As I've mentioned before, whenever I'm confronted by a dilemma, I ask myself "What is the moral high ground?"

The answer here, I think, is that I probably need to challenge myself in my writing. As fun as "Gargoyle Dreams" and "I Live Among You" are to write, and as well as they come out (and I do think they are as good as anything else I've done) they aren't a challenge, and if I'm ever going to get better (and after this many books, that's a question) I need to push myself a little. At the same time, let myself write "fun" books every other time as palate cleansers so to speak.

I've held off writing my Trilogy. I have in mind an epic fantasy, when I'm ready. Everything else is in preparation for that. But I'll know going in that world building is absolutely crucial. I've learned that much about myself by writing.

Monday, November 6, 2017

D & D and Stranger Things

We sold out of most of our D&D this past weekend.

Wow.

It's great that people are finding or being reminded of what a great game this is by a TV show. What's more, the kids in the show are so appealing that it gives the game a nice halo.

I've put in an quick order this morning, and then will stock up for Christmas next week. How cool. Everything old is new again.

Wednesday, November 1, 2017

Buying toys with a vengeance.

I tend to cycle through my product lines at Pegasus Books, paying close attention to one at a time.

These last few months, it's been toys. I'd sort of neglected them over the last few years, picking up one or two, here or there.

When I finally got around to doing something about it, I kind of went crazy. I ordered mostly off the liquidation lists. The weird part about liquidation lists, and this is true of new books as well, is that the stuff I can order there at a steep discount probably range from 00 to 80% desirable, while if I was ordering new toys at regular discounts, the desirability range is 00 to 100% and I try to order the 90 to 100% toys anyway.

In other words, other than absolute standouts, there is no point not ordering a decent toy every time it is offered.

But inevitably, there are more decent toys than I can afford, and even more importantly, than I can make room for.

It occurred to me the other day that the way my store works is that I consistently OVERLOAD it with product, to the point where I have to be very creative in how I display, or I let some overflow spill out into places that it shouldn't probably be, or I am forced to remove older product.

This last option is always there, but the overflow generally stops just short of that.

Not this time.

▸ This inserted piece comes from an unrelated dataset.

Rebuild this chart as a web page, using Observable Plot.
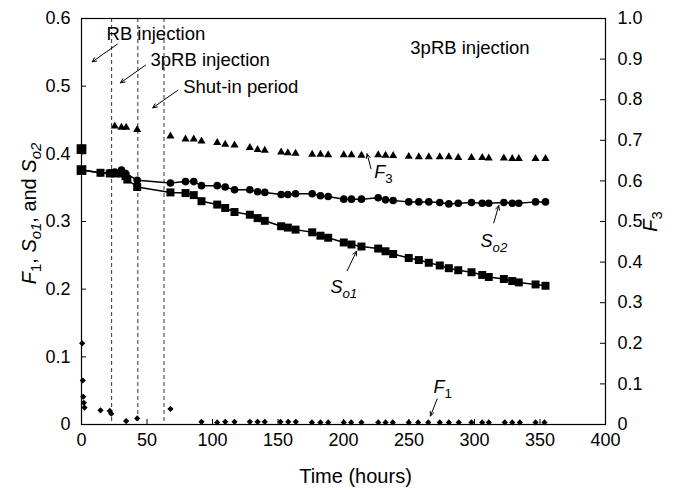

This time I told Cameron to just remove any old, dusty, or yellowed toys to make room for the new ones. It should brighten up the store. It's not that the new toys are any more likely to sell. I find with toys, posters, T-shirts, and other accoutrements that it's very difficult to know WHAT will sell and that I'm continually surprised.

Yet another reason to buy toys that are being taken off the lists by the wholesalers.

Another reason to buy this discounted product is that by the time I get it, it has cycled through the bigger stores so...ironically, I'm likely to be the only one who has them. The long tail theory that I just need that one person who wants that one toy.



Meanwhile, I had the brainstorm of asking my Facebook friends and followers what new books I should order. I had five books I wanted to order, and I needed to push that to twenty books, so I had an open call.

Boom. Great suggestions, one after another, and as soon as it started I decided to order every single book suggested if possible with the thought that one person's all time favorite book is probably a worthy book.

I was hugely gratified that I already had about 2/3rds of the suggestions in stock, which if I may say, means that I have a pretty good sense of what people are looking for. But it was a fun exercise and I'm going to do it again soon. Maybe should try that with games, or graphic novels, as well.




Finally, enamel pins are a thing, especially in comics, but I noticed that there were enamel pins for books as well. I found an outlet with 40 different titles, from Lord of the Rings to Pride and Prejudice, all great books. I couldn't resist and ordered 20 of the titles and they are now in the store.

If you love books, you should check them out. They are very cool.